**Set task**
Exactly reproduce the lines of the listing below from the one containing "Reproduce this chart with Bokeh." through the one containing "from bokeh.resources import INLINE". Skip the images.

**Stored rows**
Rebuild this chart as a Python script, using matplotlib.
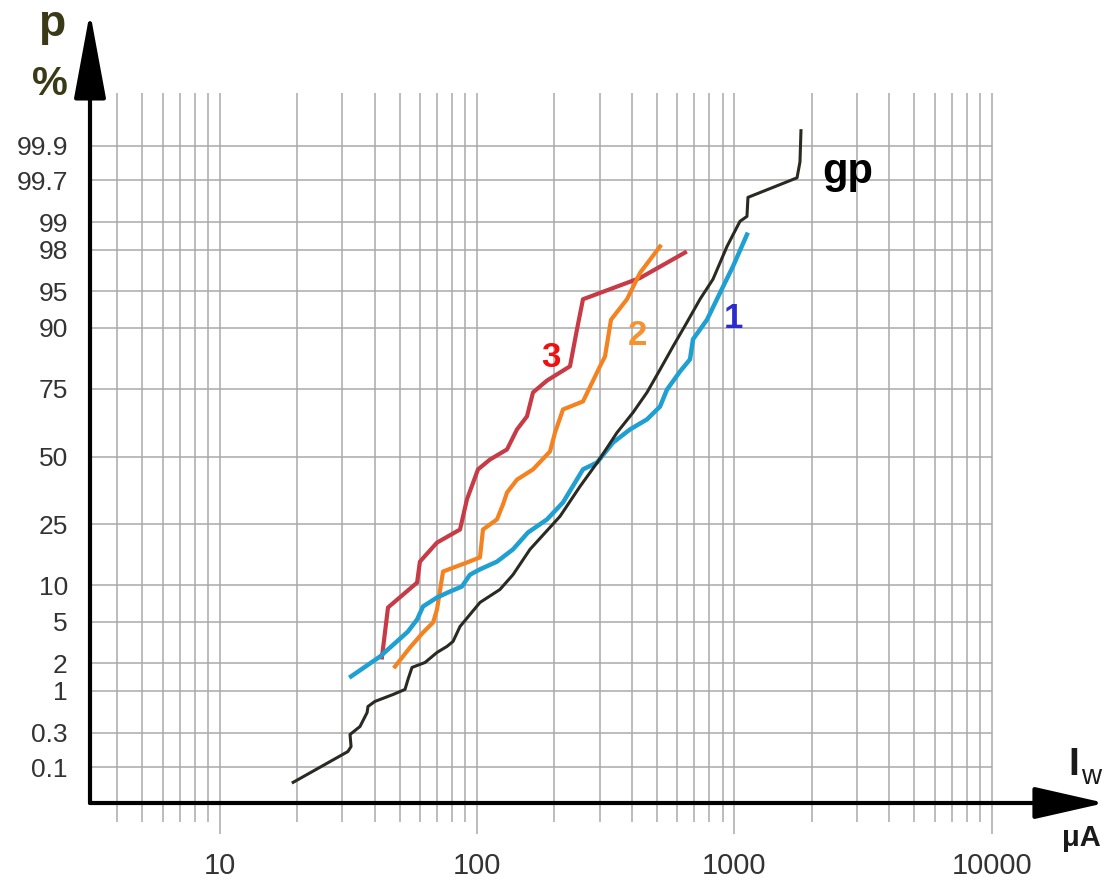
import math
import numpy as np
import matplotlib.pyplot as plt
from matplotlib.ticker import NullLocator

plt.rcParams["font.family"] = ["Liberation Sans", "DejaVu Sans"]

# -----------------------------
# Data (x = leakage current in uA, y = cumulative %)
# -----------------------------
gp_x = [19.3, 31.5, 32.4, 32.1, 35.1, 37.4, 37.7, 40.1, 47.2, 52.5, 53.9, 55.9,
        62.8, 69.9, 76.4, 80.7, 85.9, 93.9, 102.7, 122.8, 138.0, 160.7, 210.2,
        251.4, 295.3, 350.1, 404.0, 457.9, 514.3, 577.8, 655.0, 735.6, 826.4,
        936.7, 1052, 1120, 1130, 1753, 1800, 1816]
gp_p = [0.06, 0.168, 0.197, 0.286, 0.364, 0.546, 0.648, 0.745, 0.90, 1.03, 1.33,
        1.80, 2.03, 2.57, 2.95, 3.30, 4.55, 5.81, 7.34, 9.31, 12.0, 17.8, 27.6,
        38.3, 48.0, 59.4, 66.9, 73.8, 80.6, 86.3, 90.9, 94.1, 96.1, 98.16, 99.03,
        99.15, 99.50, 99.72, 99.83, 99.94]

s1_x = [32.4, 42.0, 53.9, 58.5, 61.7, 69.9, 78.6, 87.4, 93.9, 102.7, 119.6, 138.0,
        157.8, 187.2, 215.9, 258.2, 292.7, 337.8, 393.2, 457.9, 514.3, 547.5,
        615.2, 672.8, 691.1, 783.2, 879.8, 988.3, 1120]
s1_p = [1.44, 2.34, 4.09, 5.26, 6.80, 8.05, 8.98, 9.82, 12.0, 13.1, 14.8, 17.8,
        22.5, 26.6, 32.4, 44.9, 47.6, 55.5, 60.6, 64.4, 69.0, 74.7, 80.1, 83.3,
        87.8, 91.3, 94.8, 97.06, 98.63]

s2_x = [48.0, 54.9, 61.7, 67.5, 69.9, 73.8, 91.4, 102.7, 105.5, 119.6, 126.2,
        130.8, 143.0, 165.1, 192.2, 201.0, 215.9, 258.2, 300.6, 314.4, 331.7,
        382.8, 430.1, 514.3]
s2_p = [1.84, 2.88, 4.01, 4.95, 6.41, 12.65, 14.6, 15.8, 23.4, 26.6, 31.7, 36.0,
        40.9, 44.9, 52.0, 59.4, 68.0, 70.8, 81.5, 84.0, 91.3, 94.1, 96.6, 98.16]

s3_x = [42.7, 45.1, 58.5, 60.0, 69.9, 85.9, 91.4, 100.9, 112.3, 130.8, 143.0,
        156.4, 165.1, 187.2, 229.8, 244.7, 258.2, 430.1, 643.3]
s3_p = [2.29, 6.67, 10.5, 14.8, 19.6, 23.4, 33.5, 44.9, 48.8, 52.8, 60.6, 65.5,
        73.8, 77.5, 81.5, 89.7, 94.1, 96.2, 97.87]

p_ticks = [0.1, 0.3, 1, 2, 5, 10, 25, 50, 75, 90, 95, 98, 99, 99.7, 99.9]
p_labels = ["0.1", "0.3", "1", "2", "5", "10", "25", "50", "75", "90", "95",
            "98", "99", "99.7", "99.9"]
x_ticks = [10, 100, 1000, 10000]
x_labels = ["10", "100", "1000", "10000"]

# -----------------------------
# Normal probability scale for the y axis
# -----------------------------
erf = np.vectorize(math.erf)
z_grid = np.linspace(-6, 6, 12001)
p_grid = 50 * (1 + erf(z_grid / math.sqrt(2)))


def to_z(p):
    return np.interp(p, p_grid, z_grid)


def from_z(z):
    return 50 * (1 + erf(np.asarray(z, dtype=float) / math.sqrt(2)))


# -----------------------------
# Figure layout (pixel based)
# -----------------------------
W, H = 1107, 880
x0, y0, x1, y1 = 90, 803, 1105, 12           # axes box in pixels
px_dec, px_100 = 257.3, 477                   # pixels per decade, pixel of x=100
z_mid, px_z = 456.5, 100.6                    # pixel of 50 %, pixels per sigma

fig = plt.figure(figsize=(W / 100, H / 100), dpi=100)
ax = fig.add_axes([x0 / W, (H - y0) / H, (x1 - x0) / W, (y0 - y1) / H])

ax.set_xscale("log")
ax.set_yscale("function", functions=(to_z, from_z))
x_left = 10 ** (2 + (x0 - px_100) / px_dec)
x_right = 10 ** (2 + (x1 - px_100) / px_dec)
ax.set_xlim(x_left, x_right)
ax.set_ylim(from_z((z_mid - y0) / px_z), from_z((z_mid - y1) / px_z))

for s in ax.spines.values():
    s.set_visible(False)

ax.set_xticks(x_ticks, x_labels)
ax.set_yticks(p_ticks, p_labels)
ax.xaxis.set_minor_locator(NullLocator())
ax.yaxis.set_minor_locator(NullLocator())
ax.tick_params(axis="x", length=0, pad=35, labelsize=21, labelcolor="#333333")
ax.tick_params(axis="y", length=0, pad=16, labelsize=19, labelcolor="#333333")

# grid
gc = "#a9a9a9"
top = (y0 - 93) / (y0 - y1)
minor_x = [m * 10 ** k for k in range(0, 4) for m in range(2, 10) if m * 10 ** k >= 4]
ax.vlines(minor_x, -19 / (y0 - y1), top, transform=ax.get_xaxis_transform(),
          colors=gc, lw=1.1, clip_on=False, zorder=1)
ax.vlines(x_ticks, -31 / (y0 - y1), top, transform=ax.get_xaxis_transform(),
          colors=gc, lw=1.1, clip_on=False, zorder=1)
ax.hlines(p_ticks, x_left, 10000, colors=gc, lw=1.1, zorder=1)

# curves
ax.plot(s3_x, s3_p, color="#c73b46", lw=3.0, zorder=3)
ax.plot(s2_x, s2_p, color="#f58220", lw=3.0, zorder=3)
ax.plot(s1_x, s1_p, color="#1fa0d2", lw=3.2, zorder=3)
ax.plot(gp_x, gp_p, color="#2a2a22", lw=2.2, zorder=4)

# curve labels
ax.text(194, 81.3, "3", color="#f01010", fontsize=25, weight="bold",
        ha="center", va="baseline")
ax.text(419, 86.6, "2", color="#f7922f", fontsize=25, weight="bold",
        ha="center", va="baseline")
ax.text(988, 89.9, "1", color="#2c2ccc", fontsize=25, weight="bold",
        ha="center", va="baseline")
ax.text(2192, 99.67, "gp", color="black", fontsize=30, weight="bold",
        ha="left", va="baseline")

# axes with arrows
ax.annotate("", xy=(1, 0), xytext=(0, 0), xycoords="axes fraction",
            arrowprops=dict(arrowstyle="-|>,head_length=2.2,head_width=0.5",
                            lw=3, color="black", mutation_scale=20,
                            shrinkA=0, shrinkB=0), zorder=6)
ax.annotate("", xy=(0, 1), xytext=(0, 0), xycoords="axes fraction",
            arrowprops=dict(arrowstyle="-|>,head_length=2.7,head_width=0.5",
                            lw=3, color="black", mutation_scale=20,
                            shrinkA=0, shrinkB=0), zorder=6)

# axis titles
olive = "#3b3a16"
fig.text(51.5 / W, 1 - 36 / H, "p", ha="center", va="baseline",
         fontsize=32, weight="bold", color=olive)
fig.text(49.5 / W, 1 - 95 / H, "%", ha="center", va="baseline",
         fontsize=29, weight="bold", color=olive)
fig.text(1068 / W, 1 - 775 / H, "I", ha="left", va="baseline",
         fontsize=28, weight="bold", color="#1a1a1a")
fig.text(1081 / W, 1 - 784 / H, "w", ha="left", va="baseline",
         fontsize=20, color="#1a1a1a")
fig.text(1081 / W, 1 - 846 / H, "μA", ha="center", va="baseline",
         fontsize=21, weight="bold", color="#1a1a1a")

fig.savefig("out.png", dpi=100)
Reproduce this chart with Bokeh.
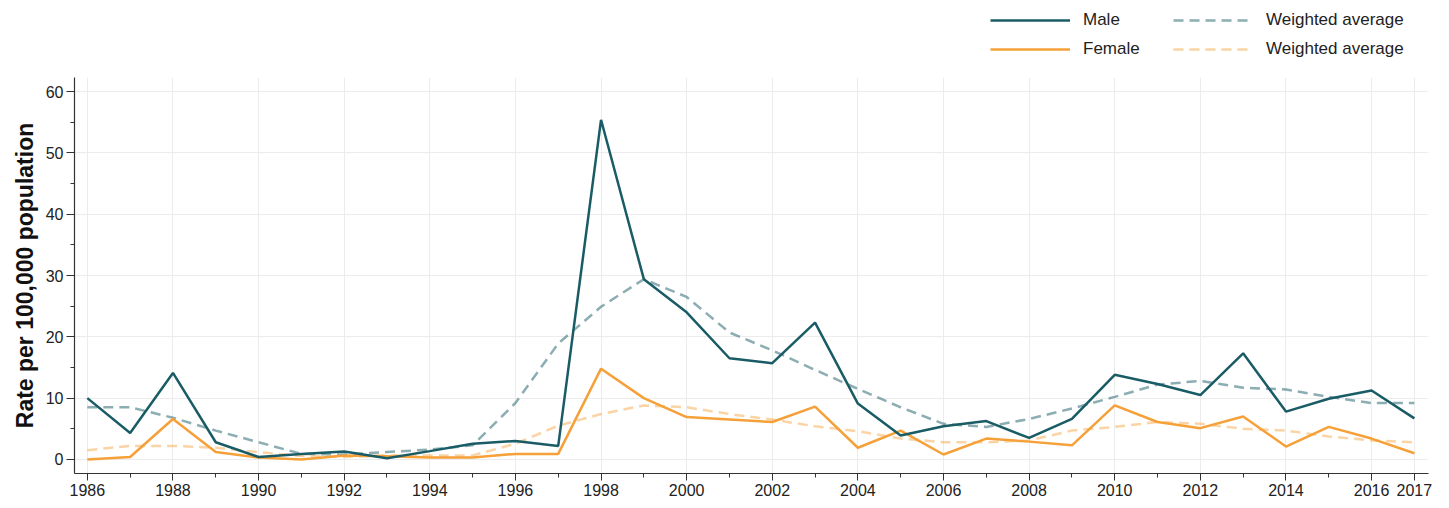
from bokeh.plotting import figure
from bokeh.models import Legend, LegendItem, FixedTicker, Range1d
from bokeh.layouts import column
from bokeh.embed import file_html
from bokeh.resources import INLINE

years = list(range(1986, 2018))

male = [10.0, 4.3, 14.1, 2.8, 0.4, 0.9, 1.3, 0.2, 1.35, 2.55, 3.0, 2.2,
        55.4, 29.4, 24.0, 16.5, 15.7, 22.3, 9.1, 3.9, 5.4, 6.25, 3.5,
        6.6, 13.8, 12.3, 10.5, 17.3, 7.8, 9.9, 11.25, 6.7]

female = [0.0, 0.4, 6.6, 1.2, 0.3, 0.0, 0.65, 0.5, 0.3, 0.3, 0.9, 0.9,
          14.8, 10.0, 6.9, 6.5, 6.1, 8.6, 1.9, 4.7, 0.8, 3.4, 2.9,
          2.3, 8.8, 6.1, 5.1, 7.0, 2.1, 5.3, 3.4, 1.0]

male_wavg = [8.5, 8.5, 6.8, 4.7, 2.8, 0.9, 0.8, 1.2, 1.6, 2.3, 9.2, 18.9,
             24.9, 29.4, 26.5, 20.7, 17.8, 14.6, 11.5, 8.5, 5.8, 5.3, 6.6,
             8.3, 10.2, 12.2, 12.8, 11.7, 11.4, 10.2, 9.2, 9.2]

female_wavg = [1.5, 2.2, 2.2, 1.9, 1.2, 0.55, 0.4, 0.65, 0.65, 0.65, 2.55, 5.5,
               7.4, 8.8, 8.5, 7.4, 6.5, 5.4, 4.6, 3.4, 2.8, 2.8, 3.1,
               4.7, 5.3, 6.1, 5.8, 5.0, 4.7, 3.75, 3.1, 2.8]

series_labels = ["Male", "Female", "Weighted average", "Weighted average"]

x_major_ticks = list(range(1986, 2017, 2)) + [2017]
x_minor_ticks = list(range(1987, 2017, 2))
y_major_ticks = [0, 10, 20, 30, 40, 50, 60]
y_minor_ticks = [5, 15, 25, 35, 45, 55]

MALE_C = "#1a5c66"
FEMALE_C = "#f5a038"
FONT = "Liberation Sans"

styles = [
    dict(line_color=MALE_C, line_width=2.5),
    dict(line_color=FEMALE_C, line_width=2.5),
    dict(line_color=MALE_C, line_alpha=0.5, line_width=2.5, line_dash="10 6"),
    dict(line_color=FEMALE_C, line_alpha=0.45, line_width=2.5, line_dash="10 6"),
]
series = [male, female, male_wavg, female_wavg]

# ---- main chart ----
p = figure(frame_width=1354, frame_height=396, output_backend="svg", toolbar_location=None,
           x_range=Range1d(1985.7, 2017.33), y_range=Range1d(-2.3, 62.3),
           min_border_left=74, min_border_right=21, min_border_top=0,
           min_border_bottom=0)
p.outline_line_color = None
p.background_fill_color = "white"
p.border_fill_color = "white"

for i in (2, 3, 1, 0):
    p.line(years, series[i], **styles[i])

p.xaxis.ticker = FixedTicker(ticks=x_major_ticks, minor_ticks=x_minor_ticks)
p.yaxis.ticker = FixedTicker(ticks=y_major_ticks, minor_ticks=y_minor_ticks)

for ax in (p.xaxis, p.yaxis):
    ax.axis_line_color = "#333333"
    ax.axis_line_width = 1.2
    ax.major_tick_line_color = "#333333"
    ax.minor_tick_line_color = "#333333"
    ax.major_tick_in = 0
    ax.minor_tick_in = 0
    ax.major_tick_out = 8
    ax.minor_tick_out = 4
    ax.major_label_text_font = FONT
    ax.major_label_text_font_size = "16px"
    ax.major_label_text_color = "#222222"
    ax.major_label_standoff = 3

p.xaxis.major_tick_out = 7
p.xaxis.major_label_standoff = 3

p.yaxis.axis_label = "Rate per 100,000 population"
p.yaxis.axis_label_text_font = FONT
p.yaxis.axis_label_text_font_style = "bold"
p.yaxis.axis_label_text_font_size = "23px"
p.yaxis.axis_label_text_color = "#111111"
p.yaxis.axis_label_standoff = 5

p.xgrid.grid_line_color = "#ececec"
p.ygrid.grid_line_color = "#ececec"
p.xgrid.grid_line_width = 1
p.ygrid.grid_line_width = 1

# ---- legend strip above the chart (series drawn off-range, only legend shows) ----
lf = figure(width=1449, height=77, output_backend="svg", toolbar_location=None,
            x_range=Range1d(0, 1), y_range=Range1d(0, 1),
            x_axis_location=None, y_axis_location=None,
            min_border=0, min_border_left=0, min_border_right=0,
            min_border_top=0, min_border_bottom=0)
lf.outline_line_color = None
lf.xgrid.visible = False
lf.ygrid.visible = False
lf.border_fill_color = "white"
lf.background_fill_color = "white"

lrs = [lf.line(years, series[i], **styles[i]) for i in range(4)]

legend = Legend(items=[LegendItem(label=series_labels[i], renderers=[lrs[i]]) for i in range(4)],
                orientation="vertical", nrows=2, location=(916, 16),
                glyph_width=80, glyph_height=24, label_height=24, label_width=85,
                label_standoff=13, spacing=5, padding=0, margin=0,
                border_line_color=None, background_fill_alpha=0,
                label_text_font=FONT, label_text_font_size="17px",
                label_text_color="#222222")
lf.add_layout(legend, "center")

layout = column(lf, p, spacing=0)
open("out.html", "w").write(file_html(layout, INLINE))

**Full response**
Reproduce this chart with Bokeh.
from bokeh.plotting import figure
from bokeh.models import Legend, LegendItem, FixedTicker, Range1d
from bokeh.layouts import column
from bokeh.embed import file_html
from bokeh.resources import INLINE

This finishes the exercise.